Merhaba. Söze nerden başlarım diye düşündüm. Sizden başlamak istedim. Bir süredir, sürekli yazılanları okuyorum. Biraz da sizin için ağlıyorum bazen. Biraz da sizin için yoluyorum tırnaklarımın kenarlarındaki etleri. Elimden başka hiçbir şey gelmeyişi üzüyor beni. Kendimiz ve inanıp inanmamakta özgür olduğumuz tanrıyla aramızda ki ilişki sadece bizi değil bütün insanlığı ilgilendiriyormuş meğerse. Babalar, kızlarını dövüyorlarmış. Kendi dizlerini dövmemek için belki de…

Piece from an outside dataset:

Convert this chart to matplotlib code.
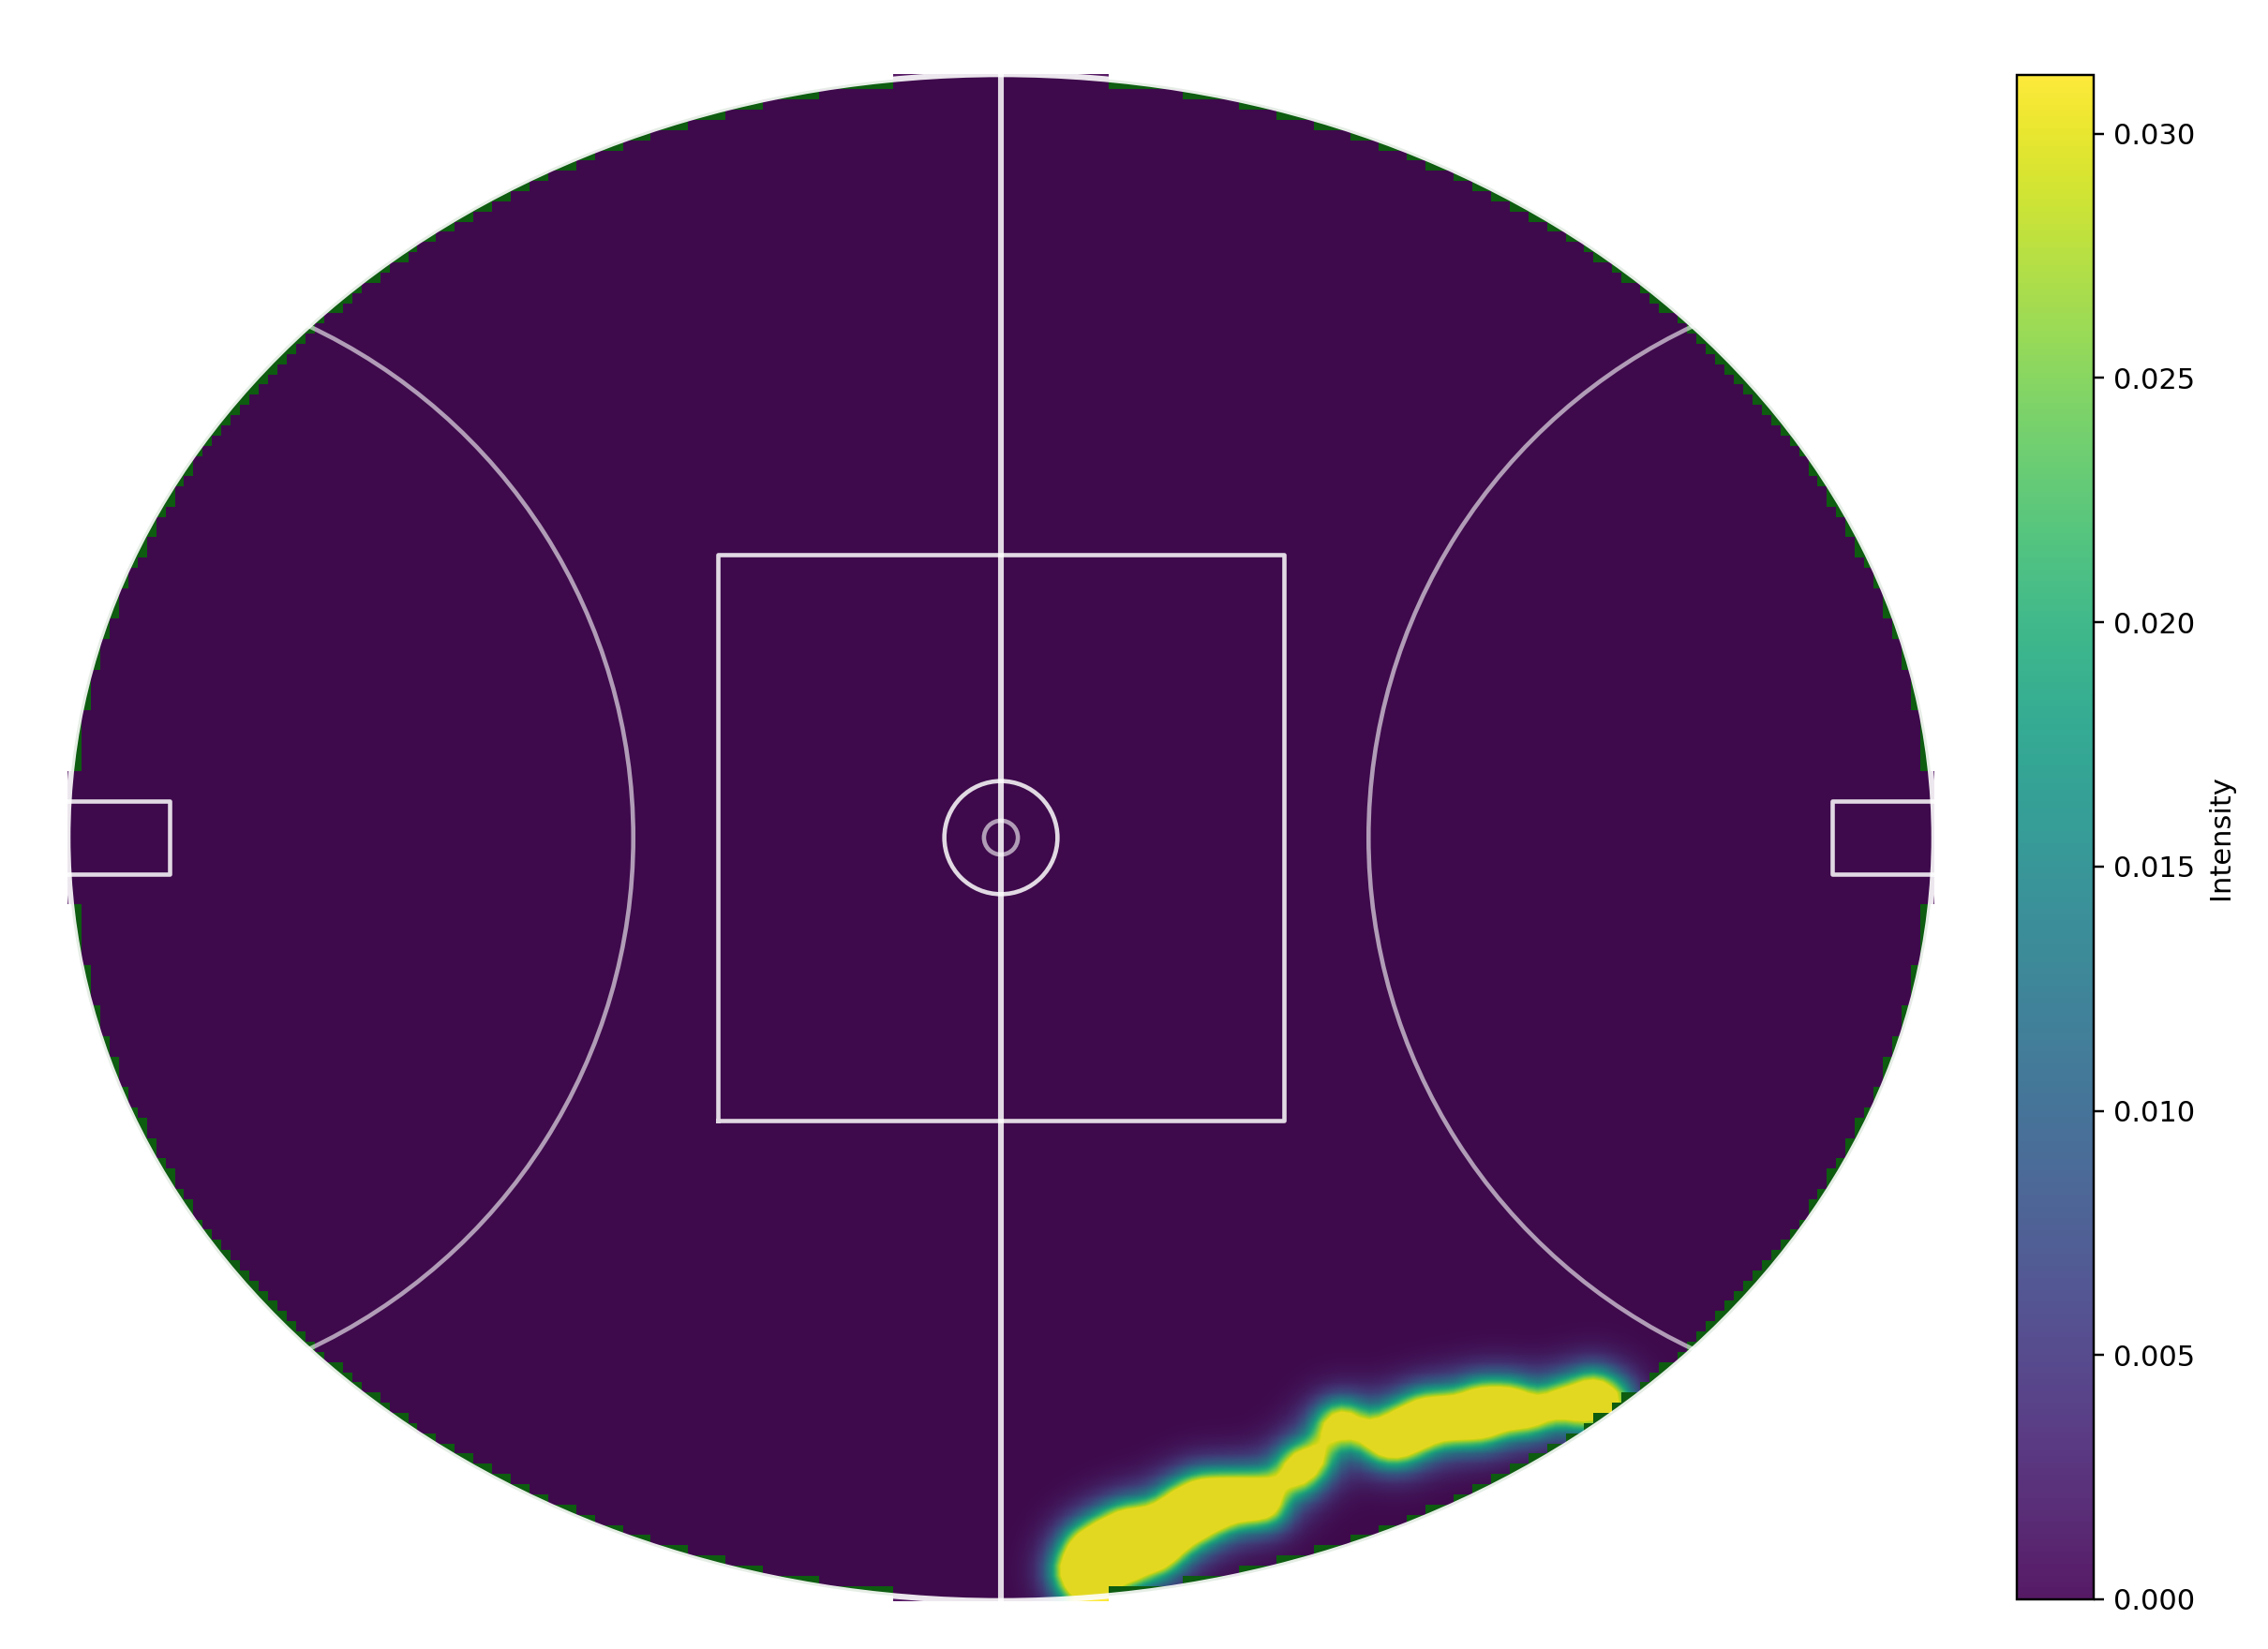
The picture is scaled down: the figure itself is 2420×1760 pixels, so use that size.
import numpy as np
import matplotlib
matplotlib.use("Agg")
import matplotlib.pyplot as plt
from matplotlib.patches import Arc, Circle, Ellipse
from matplotlib.path import Path
from matplotlib.ticker import FormatStrFormatter

# Field size in metres
field_length = 165
field_width = 135
n_cols = 200
n_rows = 150

# Colour scale
vmax = 0.0312
cbar_ticks = [0.000, 0.005, 0.010, 0.015, 0.020, 0.025, 0.030]

# Outline of the saturated (yellow) part of the heatmap
hot_x = [5.5, 5.55, 5.14, 5.55, 6.79, 8.45, 10.11, 12.32, 13.7, 15.35, 17.29, 18.95, 20.6,
         21.98, 24.19, 24.8, 25.15, 25.2, 24.9, 25.7, 27.3, 28.0, 28.4, 28.2, 28.7, 30.13, 31.3,
         32.48, 34.13, 36.07, 39.11, 42.42, 46.29, 48.22, 49.88, 51.26, 53.74, 54.85, 55.4,
         54.85, 51.53, 49.05, 48.22, 46.56, 42.42, 40.21, 38.28, 36.62, 34.69, 33.58, 32.62,
         31.79, 29.72, 28.9, 28.5, 28.8, 28.6, 27.4, 25.9, 25.3, 25.08, 25.02, 24.47, 23.36,
         21.98, 20.6, 18.95, 17.56, 16.18, 15.08, 13.42, 11.49, 10.11, 9.53, 9.53, 9.5]
hot_y = [-68.5, -67.05, -64.84, -63.19, -61.39, -60.43, -59.87, -59.6, -59.04, -57.94, -56.7,
         -56.28, -56.28, -56.7, -56.97, -57.6, -57.55, -56.6, -55.6, -53.9, -53.4, -53.9, -53.75,
         -52.4, -50.6, -50.0, -50.5, -51.86, -50.9, -50.07, -49.24, -48.96, -49.05, -49.38, -48.41,
         -48.14, -48.14, -48.96, -49.79, -50.76, -51.78, -51.45, -51.72, -52.55, -52.69, -52.83,
         -53.24, -54.35, -55.18, -54.9, -53.94, -53.24, -53.5, -53.2, -53.85, -54.6, -55.5, -57.0,
         -57.4, -57.65, -57.94, -59.04, -60.01, -60.57, -60.43, -60.43, -60.98, -61.81, -63.33,
         -64.29, -64.98, -65.4, -65.95, -66.5, -67.6, -68.5]

# Sharp core and wide glow around the outline
core_m, core_gain = 1.0, 1.2
glow_m, glow_gain = 2.0, 0.95

a = field_length / 2
b = field_width / 2

# Cell centres
dx = field_length / n_cols
dy = field_width / n_rows
xs = -a + (np.arange(n_cols) + 0.5) * dx
ys = -b + (np.arange(n_rows) + 0.5) * dy
X, Y = np.meshgrid(xs, ys)

inside = Path(np.column_stack([hot_x, hot_y])).contains_points(np.column_stack([X.ravel(), Y.ravel()]))
hot = inside.reshape(X.shape).astype(float)


def blur(arr, sigma, axis):
    r = int(4 * sigma) + 1
    k = np.exp(-0.5 * (np.arange(-r, r + 1) / sigma) ** 2)
    k /= k.sum()
    return np.apply_along_axis(lambda v: np.convolve(v, k, mode="same"), axis, arr)


def blur2d(arr, metres):
    return blur(blur(arr, metres / dy, 0), metres / dx, 1)


heat = (core_gain * blur2d(hot, core_m) + glow_gain * blur2d(hot, glow_m)) * vmax
heat = np.ma.masked_where((X / a) ** 2 + (Y / b) ** 2 > 1, heat)

# Figure, 2420x1760 at dpi 220
fig = plt.figure(figsize=(11, 8), dpi=220)
scale = 12.07
cx, cy = 1068, 894
lim_x, lim_y = 86, 70
ax = fig.add_axes([(cx - lim_x * scale) / 2420, 1 - (cy + lim_y * scale) / 1760,
                   2 * lim_x * scale / 2420, 2 * lim_y * scale / 1760])
ax.axis("off")

ax.add_patch(Ellipse((0, 0), field_length, field_width, fc="#0d5c10", ec="none", zorder=1))
im = ax.imshow(heat, origin="lower", extent=(-a, a, -b, b), cmap="viridis", vmin=0, vmax=vmax,
               alpha=0.9, interpolation="bilinear", aspect="auto", zorder=2)
ax.set_xlim(-lim_x, lim_x)
ax.set_ylim(-lim_y, lim_y)

# Field markings
ax.add_patch(Ellipse((0, 0), field_length, field_width, fill=False, ec="white", lw=2, alpha=0.9, zorder=3))
ax.plot([0, 0], [-b, b], color="white", lw=2, alpha=0.85, zorder=3)
ax.plot([-25, 25, 25, -25, -25], [-25, -25, 25, 25, -25], color="white", lw=1.5, alpha=0.85, zorder=3)
ax.add_patch(Circle((0, 0), 5, fill=False, ec="white", lw=1.5, alpha=0.85, zorder=3))
ax.add_patch(Circle((0, 0), 1.5, fill=False, ec="white", lw=1.5, alpha=0.6, zorder=3))
ax.add_patch(Arc((-a, 0), 100, 100, theta1=-65, theta2=65, ec="white", lw=1.5, alpha=0.6, zorder=3))
ax.add_patch(Arc((a, 0), 100, 100, theta1=115, theta2=245, ec="white", lw=1.5, alpha=0.6, zorder=3))
for side in (-1, 1):
    ax.plot([side * a, side * (a - 9), side * (a - 9), side * a], [3.2, 3.2, -3.2, -3.2],
            color="white", lw=1.5, alpha=0.85, zorder=3)

# Colorbar
cax = fig.add_axes([2152 / 2420, 1 - 1707 / 1760, 82 / 2420, (1707 - 80) / 1760])
cbar = fig.colorbar(im, cax=cax, label="Intensity")
cbar.set_ticks(cbar_ticks)
cbar.ax.yaxis.set_major_formatter(FormatStrFormatter("%.3f"))

plt.savefig("out.png", dpi=220)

Benim hikayem 4.sınıfta başlıyor. Okulda çok fazla zorbalığa uğradığım için insanların, İmam Hatip Ortaokulu kayıtları varmış, demeleri bana bir kurtuluş gibi geliyor. Sonuç olarak başlıyorum okula. Kimsenin zorlamamasına rağmen örtüyorum başımı. Aslında hatırlamıyorum bile nedenini. Taklidi bir muhafazakarlıkla yetişiyorum. Ta ki büyümeye başlayana kadar; kendi kimliğimi bulmaya çalıştığım ergenlik dönemine…
Şu an 17 yaşındayım. Otoriter sayılabilecek bir anneye sahibim. Hatta eskiden pantolon giymemi yasaklamıştı. Kız gibi olmanın yolu etek ve elbiselerden geçiyordu çünkü. Ayrıca pantolon giyince ayak bileklerim görünüyordu. Böyle söylediğime bakmayın, onun otoriterliği sadece banaydı. Abimlere söz geçirmiyordu. Büyüdüğü toplum yüzünden annemi de suçlamak istemiyorum. Ama olana da yok diyemem.
İlk başlarda bir vesveseydi açılma fikri benim için. İçimde kalan ukdeden dolayı istiyordum ve susturmalıydım o sesi. Sonra sonra fark ettim ki ben aslında neden Müslüman olduğumu bile bilmiyorum. Müslüman olsam dahi başıma taktığım örtü bana sembolden başka bir şeymiş gibi gelmiyor.
İlk başlarda anneme söyledim isteğimi. Nedenini sordu, söyledim. Asla izin vermeyeceğini söyledi. O konuyu o gün orda kapattık. Aradan aylar geçti. Bu sefer daha çok düşünmeye, daha çok okumaya başlamıştım sizin hikayelerinizi. Annemin evde olmadığı bir gün babama gidip açılmak istediğimi söyledim. Müslüman olup olmadığımı bile bilmediğimi söyledim. Uzun uzun konuştu benimle. Bana; “Annenle savaşırken karşında olmayacağım ama yanında da olmayacağım.” dedi; “Allah’la senin aranda olan ve senin kararın olan şeye karışamam.” dedi. Yanımda olmasa da karşımda olmayacağını bilmek güzeldi. İmam Hatip’e gidiyorum şu an. Okul bitene kadar böyle kalmaya karar verdim. Üniversite sınavını etkilememesi ve hocalarımın baskıları yüzünden. Ama sonrasında annemle savaşacağım. Arkamdan orospu diyecek akrabalarımla savaşacağım. Yüzlerine yüzlerine, sana ne, diyeceğim.
Abim saçını uzattı diye onunla küsen annem belki benim saçlarımı kesmeye bile kalkışır uyurken. Belki utanır benden, kızı olduğum için. Ben sadece kendim için savaşmış olurum. Bu hayatı onlar yaşamayacaklar çünkü. Ben yaşayacağım. Biz yaşayacağız. Ve biz onlara karşı güçlü oldukça bizi yıkamayacaklar, ezemeyecekler.